O número de óbitos foi o maior registrado em apenas um dia, ultrapassando o visto em 4 de junho (1.470). O novo recorde pode estar associado a um acúmulo de casos no Estado de São Paulo, que, na quarta-feira, além dos dados do dia, também divulgou os de terça-feira.
“O índice de reprodução mostra que nenhuma localidade do país, mesmo que atualmente tenha situação considerada estável, está a salvo de novos surtos, já que a população se desloca por todo o território”, alerta Silvio Ferreira, físico da Universidade Federal de Viçosa e especialista em modelagem para predição de riscos de contaminação. “O índice de contágio não é a medida perfeita porque a pandemia tem um perfil diferente em cada localidade, mas mostra que, enquanto não houver isolamento social, viveremos uma situação fora de controle.”
Ferreira avalia que não há perspectivas de que o contágio do coronavírus seja reduzido nas próximas semanas.
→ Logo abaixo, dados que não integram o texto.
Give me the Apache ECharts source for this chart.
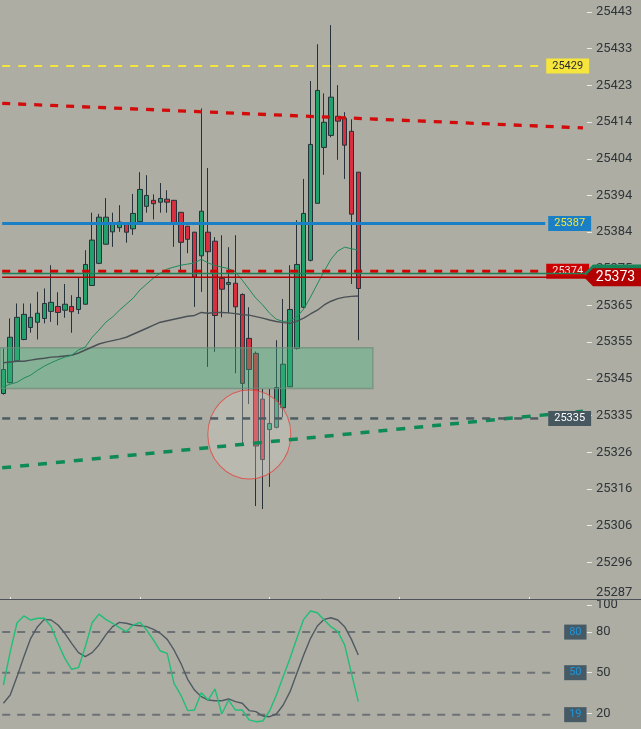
<!DOCTYPE html>
<html><head><meta charset="utf-8">
<script src="https://cdn.jsdelivr.net/npm/echarts@6/dist/echarts.min.js"></script>
<style>html,body{margin:0;padding:0;background:#adada3;}#c{width:641px;height:729px;}</style>
</head><body><div id="c"></div>
<script>
// ---- data ----
const categories = ["0","1","2","3","4","5","6","7","8","9","10","11","12","13","14","15","16","17","18","19","20","21","22","23","24","25","26","27","28","29","30","31","32","33","34","35","36","37","38","39","40","41","42","43","44","45","46","47","48","49","50","51","52","53","54","55","56","57","58","59","60","61","62","63","64","65","66","67","68","69","70","71","72","73","74","75","76","77","78","79","80","81","82","83","84","85"];
// [open, close, low, high]
const candles = [
[25341.3,25347.7,25341.0,25353.3],[25344.2,25356.3,25344.0,25361.3],[25350.0,25361.6,25349.8,25365.3],
[25355.7,25362.4,25355.5,25365.3],[25358.9,25361.6,25357.5,25365.3],[25360.3,25362.7,25355.7,25368.4],
[25361.3,25365.3,25360.0,25369.3],[25363.2,25365.6,25360.4,25375.5],[25364.5,25362.9,25359.5,25368.3],
[25363.5,25365.1,25361.5,25370.5],[25364.5,25363.1,25357.5,25367.5],[25363.7,25366.9,25362.5,25372.3],
[25365.1,25375.7,25365.0,25379.5],[25370.1,25382.2,25370.0,25389.5],[25376.0,25388.3,25375.8,25389.2],
[25381.1,25388.3,25381.0,25393.4],[25384.4,25386.8,25380.4,25389.5],[25385.5,25387.0,25384.4,25391.5],
[25386.5,25384.3,25381.5,25387.0],[25385.2,25389.3,25383.6,25394.5],[25387.1,25395.7,25387.0,25400.3],
[25391.2,25394.1,25389.5,25399.5],[25392.8,25391.9,25387.7,25394.4],[25392.3,25393.3,25389.5,25397.4],
[25393.1,25392.3,25389.5,25395.5],[25392.8,25386.7,25380.4,25392.9],[25389.6,25381.6,25373.7,25389.7],
[25385.9,25382.4,25378.7,25386.0],[25384.3,25372.3,25364.4,25384.4],[25378.0,25389.9,25368.4,25417.3],
[25384.3,25379.1,25348.4,25401.4],[25381.9,25362.1,25352.4,25383.0],[25372.0,25369.1,25361.6,25383.5],
[25370.4,25370.9,25362.7,25380.3],[25370.7,25364.4,25346.7,25383.5],[25367.7,25344.0,25327.3,25368.0],
[25356.0,25347.7,25338.5,25364.3],[25352.0,25327.3,25311.3,25352.5],[25339.8,25323.7,25310.5,25342.5],
[25331.7,25333.3,25316.4,25342.5],[25332.3,25342.9,25332.0,25355.5],[25337.5,25349.1,25335.0,25366.5],
[25343.1,25363.7,25343.0,25375.5],[25353.3,25375.7,25353.0,25387.5],[25364.3,25389.3,25364.0,25398.5],
[25376.8,25407.7,25376.5,25424.6],[25392.0,25422.1,25392.0,25434.4],[25406.9,25413.6,25399.6,25421.3],
[25410.1,25420.3,25409.6,25439.5],[25415.2,25413.9,25403.6,25423.5],[25414.7,25407.5,25398.5,25416.3],
[25411.2,25389.1,25370.5,25414.4],[25400.3,25369.3,25355.5,25400.3]
];
const maFast = [25343.1,25343.8,25344.3,25345.4,25346.2,25347.5,25348.6,25349.5,25350.3,25351.0,25351.5,25352.9,25353.7,25356.3,25358.2,25360.3,25361.7,25363.5,25365.1,25366.7,25368.9,25370.5,25372.1,25373.4,25374.5,25375.0,25375.5,25375.8,25376.1,25377.1,25376.1,25375.4,25375.0,25374.6,25373.7,25371.5,25369.1,25366.7,25364.9,25362.7,25361.1,25360.5,25360.6,25361.7,25363.8,25367.0,25370.5,25373.9,25377.1,25379.3,25380.3,25379.9,25379.5];
const maSlow = [25349.5,25349.7,25349.9,25349.9,25350.2,25350.5,25350.7,25351.0,25351.1,25351.3,25351.5,25352.1,25352.9,25353.7,25354.5,25355.0,25355.4,25355.8,25356.3,25357.1,25357.9,25358.7,25359.5,25360.3,25360.7,25361.1,25361.5,25361.9,25362.1,25362.9,25362.7,25362.9,25362.9,25362.8,25362.6,25362.3,25362.2,25361.8,25361.4,25360.9,25360.5,25360.2,25360.0,25360.6,25361.4,25362.5,25363.5,25364.9,25365.9,25366.6,25367.0,25367.2,25367.3];
const stochK = [40.9,65.5,86.9,91.9,88.9,90.2,90.2,84.0,71.7,60.6,52.5,53.7,69.2,86.9,93.3,89.4,86.5,83.3,80.3,85.2,87.2,81.5,74.1,66.0,64.3,42.1,33.5,22.0,22.4,35.2,29.8,38.0,19.5,29.8,22.4,22.4,15.1,13.8,14.3,21.7,33.5,47.1,60.6,75.4,89.4,95.6,94.3,88.9,84.0,80.3,70.5,49.5,28.6];
const stochD = [27.4,33.5,47.1,61.8,75.4,84.0,89.4,88.9,85.2,79.1,71.7,64.8,61.8,64.8,70.5,77.9,84.0,87.2,86.5,85.2,84.7,84.0,82.0,79.1,74.6,66.8,56.9,45.1,37.2,32.3,29.8,29.3,29.3,30.6,28.6,27.4,22.0,21.2,18.0,17.5,19.5,26.1,36.0,49.5,63.1,75.4,84.5,89.4,90.6,88.9,84.0,74.6,63.1];
const priceTicks = [25443.00,25433.22,25423.44,25413.66,25403.88,25394.10,25384.32,25374.54,25364.76,25354.98,25345.20,25335.42,25325.64,25315.86,25306.08,25296.30,25286.52];
const oscTicks = [20,50,80,100];
const priceRange = [25286.52, 25446.2];
const oscRange = [8.4, 103.7];
// annotations: [index, price]
const levelYellow = [[-0.18,25428.6],[79.1,25428.6]];
const levelBlue = [[-0.18,25386.65],[79.39,25386.65]];
const levelRedDash = [[-0.18,25373.9],[79.1,25373.9]];
const levelGrey = [[-0.18,25334.65],[79.39,25334.65]];
const trendRed = [[-0.18,25418.65],[84.93,25412.1]];
const trendGreen = [[-0.18,25321.5],[84.93,25336.6]];
const lineGreenThin = [[-0.18,25373.3],[85.5,25373.3]];
const lineLast = [[-0.18,25372.3],[85.5,25372.3]];
const zone = [[-0.5,25353.5],[54.13,25342.65]];
const circle = [[36.03,25330.4]];
const oscLevels = [80,50,19];
const levelLabels = {yellow:'25429', blue:'25387', red:'25374', grey:'25335', last:'25373'};

// ---- chart ----
const FONT = 'Roboto, sans-serif';
const chart = echarts.init(document.getElementById('c'));
const gridL = -2.2, gridR = 54.1;

function lvlSeries(data, style, z, label, lblStyle){
  const s = {type:'line', xAxisIndex:1, yAxisIndex:0, data:data, symbol:'none', silent:true, z:z,
    lineStyle:style, clip:false};
  if(label){
    s.endLabel = Object.assign({show:true, formatter:label, fontSize:11, fontFamily:FONT,
      padding:[2,6,1,6], lineHeight:12, distance:3}, lblStyle);
  }
  return s;
}
const tagPath = 'path://M0,9L9,0L57,0L57,18L9,18Z';

const series = [
  {type:'candlestick', xAxisIndex:0, yAxisIndex:0, data:candles, barWidth:5, z:2, silent:true,
   itemStyle:{color:'#22a06b', color0:'#d8303f', borderColor:'#26313a', borderColor0:'#26313a', borderWidth:1}},
  // zone
  {type:'line', xAxisIndex:1, yAxisIndex:0, data:[], silent:true, z:3,
   markArea:{silent:true, z:3, itemStyle:{color:'rgba(60,185,130,0.35)', borderColor:'rgba(110,140,120,0.7)', borderWidth:1.5},
     data:[[{coord:zone[0]},{coord:zone[1]}]]}},
  {type:'line', xAxisIndex:0, yAxisIndex:0, data:maSlow, symbol:'none', silent:true, z:4,
   lineStyle:{color:'#4a5156', width:1.4}},
  {type:'line', xAxisIndex:0, yAxisIndex:0, data:maFast, symbol:'none', silent:true, z:4,
   lineStyle:{color:'#1f8a5c', width:1}},
  {type:'scatter', xAxisIndex:1, yAxisIndex:0, data:circle, symbol:'circle', symbolSize:[83,89], silent:true, z:4,
   itemStyle:{color:'rgba(212,212,206,0.38)', borderColor:'#e5453d', borderWidth:1}},
  lvlSeries(trendGreen, {color:'#0d8a58', width:3.5, type:[9,9]}, 5),
  lvlSeries(trendRed, {color:'#d40b0b', width:3.3, type:[8,8]}, 5),
  lvlSeries(levelYellow, {color:'#f5e53a', width:2, type:[8,8]}, 5, levelLabels.yellow, {backgroundColor:'#f6e53c', color:'#2a2a2a'}),
  lvlSeries(levelBlue, {color:'#1a7fc4', width:3}, 5, levelLabels.blue, {backgroundColor:'#1a7fc4', color:'#f5e642'}),
  lvlSeries(levelRedDash, {color:'#d40000', width:3, type:[8,8]}, 5, levelLabels.red, {backgroundColor:'#cc0000', color:'#f6e4e4'}),
  lvlSeries(levelGrey, {color:'#4e5c64', width:2.5, type:[8,8]}, 6, levelLabels.grey, {backgroundColor:'#46575f', color:'#ffffff'}),
  Object.assign(lvlSeries(lineGreenThin, {color:'#1d8256', width:1.5}, 6), {
    markPoint:{z:6, silent:true, symbol:tagPath, symbolSize:[57,18], symbolOffset:[25.6,0],
      itemStyle:{color:'#17845a'}, label:{show:false}, data:[{coord:lineGreenThin[1]}]}}),
  Object.assign(lvlSeries(lineLast, {color:'#b00000', width:1.5}, 6), {
    markPoint:{z:7, silent:true, symbol:tagPath, symbolSize:[57,18], symbolOffset:[25.6,0],
      itemStyle:{color:'#b30000'},
      label:{show:true, position:'inside', formatter:levelLabels.last, color:'#ffffff', fontSize:14, fontFamily:FONT, offset:[3,0]},
      data:[{coord:lineLast[1]}]}}),
  // oscillator
  {type:'line', xAxisIndex:2, yAxisIndex:1, data:stochD, symbol:'none', silent:true, z:4,
   lineStyle:{color:'#4f5a62', width:1.4}},
  {type:'line', xAxisIndex:2, yAxisIndex:1, data:stochK, symbol:'none', silent:true, z:4,
   lineStyle:{color:'#1fbf78', width:1.4}}
];
oscLevels.forEach(function(v){
  series.push({type:'line', xAxisIndex:3, yAxisIndex:1, data:[[-0.18,v],[80.85,v]], symbol:'none', silent:true, z:3,
    lineStyle:{color:'#6c7276', width:2, type:[8,7]},
    endLabel:{show:true, formatter:String(v), fontSize:11, fontFamily:FONT, color:'#1e95dc', backgroundColor:'#465a66',
      padding:[2,5,1,5], lineHeight:12, distance:9}});
});

const axisLabelStyle = {color:'#2f3539', fontSize:13, fontFamily:FONT};
chart.setOption({
  animation:false,
  backgroundColor:'#adada3',
  grid:[
    {left:gridL, right:gridR, top:0, height:599},
    {left:gridL, right:gridR, top:600, height:129}
  ],
  xAxis:[
    {type:'category', gridIndex:0, data:categories, boundaryGap:true,
     axisLine:{show:false, onZero:false}, axisLabel:{show:false}, splitLine:{show:false},
     axisTick:{show:true, inside:true, length:2, alignWithLabel:true, lineStyle:{color:'#f2f2f2', width:1},
       interval:function(i){return i % 19 === 1;}}},
    {type:'value', gridIndex:0, position:'top', min:-0.5, max:85.5, show:false, axisLine:{onZero:false}},
    {type:'category', gridIndex:1, data:categories, boundaryGap:true, show:false, axisLine:{onZero:false}},
    {type:'value', gridIndex:1, position:'top', min:-0.5, max:85.5, show:false, axisLine:{onZero:false}}
  ],
  yAxis:[
    {type:'value', gridIndex:0, position:'right', min:priceRange[0], max:priceRange[1], scale:true,
     axisLine:{show:false, onZero:false}, splitLine:{show:false},
     axisTick:{show:true, length:5, customValues:priceTicks, lineStyle:{color:'#ececec', width:1}},
     axisLabel:Object.assign({customValues:priceTicks, margin:9,
       formatter:function(v){ const t = String(Math.round(v)); return v <= priceRange[0] + 0.01 ? '{low|' + t + '}' : t; },
       rich:{low:{padding:[0,0,12,0], color:'#2f3539', fontSize:13, fontFamily:FONT}}}, axisLabelStyle)},
    {type:'value', gridIndex:1, position:'right', min:oscRange[0], max:oscRange[1],
     axisLine:{show:false, onZero:false}, splitLine:{show:false},
     axisTick:{show:true, length:5, customValues:oscTicks, lineStyle:{color:'#ececec', width:1}},
     axisLabel:Object.assign({customValues:oscTicks, margin:9}, axisLabelStyle)}
  ],
  graphic:[{type:'line', silent:true, z:10, shape:{x1:0, y1:599.5, x2:641, y2:599.5}, style:{stroke:'#4b5258', lineWidth:1}}],
  series:series
});
</script></body></html>
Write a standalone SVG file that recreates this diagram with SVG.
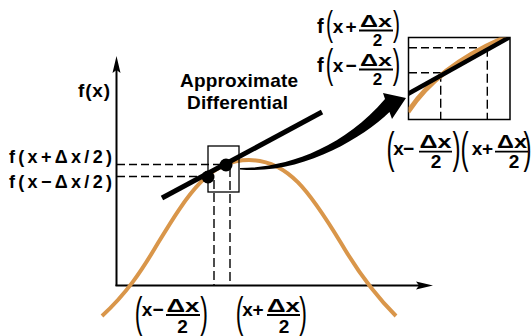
<svg xmlns="http://www.w3.org/2000/svg" width="531" height="336" viewBox="0 0 531 336">
<style>
.t{font-family:"Liberation Sans",Arial,sans-serif;font-weight:bold;fill:#000}
.m{font-family:"Liberation Sans",Arial,sans-serif;font-weight:bold;fill:#000;font-size:19px;text-anchor:middle}
.s{font-size:17px}
.p{font-family:"Liberation Sans",Arial,sans-serif;font-weight:normal;fill:#000;text-anchor:middle}
.ax{stroke:#000;stroke-width:2;fill:none}
.dash{stroke:#000;stroke-width:1.4;stroke-dasharray:8 4;fill:none}
.vdash{stroke:#000;stroke-width:1.4;stroke-dasharray:9 4;fill:none}
.curve{stroke:#D9964A;stroke-width:4;fill:none}
.bar{stroke:#000;stroke-width:1.8}
.box{fill:none;stroke:#000;stroke-width:1.3}
</style>
<defs>
<clipPath id="insetClip"><rect x="408.5" y="37.5" width="101.5" height="82"/></clipPath>
</defs>
<rect width="531" height="336" fill="#fff"/>

<g id="axes">
<line class="ax" x1="116.5" y1="286" x2="116.5" y2="66"/>
<polygon points="116.5,56 112.5,73 116.5,70 120.5,73" fill="#000"/>
<line class="ax" x1="115.5" y1="285.5" x2="425" y2="285.5"/>
<polygon points="433,285.5 416,281.5 419,285.5 416,289.5" fill="#000"/>
</g>

<g id="guides">
<line class="dash" x1="117" y1="164.5" x2="222" y2="164.5"/>
<line class="dash" x1="117" y1="176.5" x2="206" y2="176.5"/>
<line class="vdash" x1="214" y1="180" x2="214" y2="285"/>
<line class="vdash" x1="230" y1="168" x2="230" y2="285"/>
</g>

<g id="function-curve">
<path class="curve" d="M102,316 C126,294 141,272 158,243 C189,192 210,160 249,160 C288,160 310,192 341,243 C358,272 374,294 396,316"/>
</g>

<g id="zoom-box">
<rect class="box" x="208" y="146" width="31" height="46"/>
</g>

<g id="tangent">
<line x1="162" y1="198" x2="322" y2="112" stroke="#000" stroke-width="5"/>
<circle cx="208" cy="177" r="6.5" fill="#000"/>
<circle cx="226" cy="165" r="6.5" fill="#000"/>
</g>

<g id="connectors">
<path d="M240,168 C280,168 340,152 385,99 L383,93 L406,98 L392,119 L389.5,112 C360,140 300,175 240,169.5 Z" fill="#000"/>
</g>

<g id="inset">
<rect x="408.5" y="37.5" width="101.5" height="82" fill="#fff" stroke="#000" stroke-width="1.5"/>
<g clip-path="url(#insetClip)">
<line class="dash" x1="409" y1="47.7" x2="487.3" y2="47.7"/>
<line class="vdash" x1="487.3" y1="47.7" x2="487.3" y2="119.5"/>
<line class="dash" x1="409" y1="72.7" x2="440.7" y2="72.7"/>
<line class="vdash" x1="440.7" y1="72.7" x2="440.7" y2="119.5"/>
<path d="M408,112 Q438,66 506,37" stroke="#D9964A" stroke-width="5" fill="none"/>
<line x1="406" y1="95" x2="510" y2="37" stroke="#000" stroke-width="4.5"/>
</g>
</g>

<g id="label-fx">
<text class="t" x="78" y="97" font-size="19" textLength="32" lengthAdjust="spacing">f(x)</text>
</g>
<g id="label-title">
<text class="t" x="180" y="86.5" font-size="19" textLength="118" lengthAdjust="spacing">Approximate</text>
<text class="t" x="187" y="108.5" font-size="19" textLength="101" lengthAdjust="spacing">Differential</text>
</g>
<g id="label-left">
<text class="t" x="9" y="163" font-size="18" textLength="103" lengthAdjust="spacing">f(x+Δx/2)</text>
<text class="t" x="9" y="188" font-size="18" textLength="103" lengthAdjust="spacing">f(x−Δx/2)</text>
</g>

<g id="label-bottom-minus">
<text class="p" font-size="42" transform="translate(138.5,327) scale(0.55,1)">(</text>
<text class="m" x="147" y="316">x</text>
<text class="m" x="158" y="316">−</text>
<text class="m" x="183" y="311.5" textLength="33" lengthAdjust="spacingAndGlyphs">Δx</text>
<line class="bar" x1="166" y1="315" x2="200" y2="315"/>
<text class="m" x="182.5" y="332.5">2</text>
<text class="p" font-size="42" transform="translate(204,327) scale(0.55,1)">)</text>
</g>
<g id="label-bottom-plus">
<text class="p" font-size="42" transform="translate(239.5,327) scale(0.55,1)">(</text>
<text class="m" x="247.5" y="316">x</text>
<text class="m" x="258" y="316">+</text>
<text class="m" x="283.5" y="311.5" textLength="33" lengthAdjust="spacingAndGlyphs">Δx</text>
<line class="bar" x1="267" y1="315" x2="300" y2="315"/>
<text class="m" x="284" y="332.5">2</text>
<text class="p" font-size="42" transform="translate(303,327) scale(0.55,1)">)</text>
</g>

<g id="label-top-plus">
<text class="t" x="317" y="33" font-size="20">f</text>
<text class="p" font-size="35" transform="translate(329.5,35.6) scale(0.6,1)">(</text>
<text class="m" x="338" y="33">x</text>
<text class="m" x="351" y="33">+</text>
<text class="m s" x="376" y="27" textLength="32" lengthAdjust="spacingAndGlyphs">Δx</text>
<line class="bar" x1="359" y1="30.5" x2="393" y2="30.5"/>
<text class="m s" x="377.5" y="46">2</text>
<text class="p" font-size="35" transform="translate(396.5,35.6) scale(0.6,1)">)</text>
</g>
<g id="label-top-minus">
<text class="t" x="317" y="72" font-size="20">f</text>
<text class="p" font-size="41" transform="translate(329.5,78.4) scale(0.55,1)">(</text>
<text class="m" x="338" y="72">x</text>
<text class="m" x="351" y="72">−</text>
<text class="m s" x="376" y="66" textLength="32" lengthAdjust="spacingAndGlyphs">Δx</text>
<line class="bar" x1="359" y1="69.5" x2="393" y2="69.5"/>
<text class="m s" x="377.5" y="85">2</text>
<text class="p" font-size="41" transform="translate(396.5,78.4) scale(0.55,1)">)</text>
</g>

<g id="label-inset-minus">
<text class="p" font-size="44" transform="translate(390.5,162.8) scale(0.55,1)">(</text>
<text class="m" x="398.5" y="155">x</text>
<text class="m" x="408.5" y="155">−</text>
<text class="m" x="435.5" y="148" textLength="32" lengthAdjust="spacingAndGlyphs">Δx</text>
<line class="bar" x1="419" y1="151.7" x2="452" y2="151.7"/>
<text class="m" x="436" y="168">2</text>
<text class="p" font-size="44" transform="translate(456.5,162.8) scale(0.55,1)">)</text>
</g>
<g id="label-inset-plus">
<text class="p" font-size="44" transform="translate(464.5,162.8) scale(0.55,1)">(</text>
<text class="m" x="477" y="155">x</text>
<text class="m" x="487.5" y="155">+</text>
<text class="m" x="512" y="148" textLength="30" lengthAdjust="spacingAndGlyphs">Δx</text>
<line class="bar" x1="495" y1="151.7" x2="528" y2="151.7"/>
<text class="m" x="514" y="168">2</text>
<text class="p" font-size="44" transform="translate(527.5,162.8) scale(0.55,1)">)</text>
</g>
</svg>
E critica as grandes cidades, como o Rio de Janeiro, pelo relaxamento demasiado da quarentena.
Leonardo Weissmann, infectologista conselheiro da Sociedade Brasileira de Infectologia, avalia que a taxa de reprodução do coronavírus é catapultada pelas proporções continentais do país e pela falta de lideranças que poderiam estabelecer diretrizes para a população na área da saúde.
“A interpretação dos dados deve ser feita por regiões e, dentro de cada uma delas, há particularidades. Devemos considerar especialmente os altos índices de incidência e mortalidade nas áreas mais carentes”, alerta Weissmann. “As autoridades parecem não falar a mesma língua, e isso deixa o país sem um norte.”
Questionado sobre os próximos passos da pandemia no Brasil, Weissmann assinala que o país ainda tem chance de tomar o controle do coronavírus e diminuir sua disseminação.
“Não sabemos com precisão para onde vai o coronavírus, mas temos condições de reverter a situação, desde que todos se unam pelo mesmo objetivo e deixem as divergências de lado.”
Doutor em Epidemiologia pela Universidade Federal do Rio Grande do Sul, Paulo Petry lembra que o coronavírus “entrou no Brasil de avião”, com a chegada de viajantes a destinos turísticos, como Rio, São Paulo e Fortaleza, e agora “vai de carro” para o interior.
“Não adianta ter uma taxa de contágio do vírus estagnada nas capitais se a doença migra para o interior, onde a densidade populacional é baixa, mas ele pode se manifestar em muitas cidades”, explica. “A transmissão da Covid-19 também é alta porque o vírus não está associado a uma condição climática. Sua taxa de reprodução atual é elevada no Rio Grande do Sul, onde a temperatura esta semana ficou abaixo de 5 graus Celsius, e também tem provocado muitas contaminações em Roraima, um estado na zona tropical.”
Uma prova da disseminação do patógeno pelo interior do País é que, em dois Estados, Mato Grosso do Sul e Tocantins, apenas uma cidade ainda não havia registrado casos de coronavírus até terça-feira.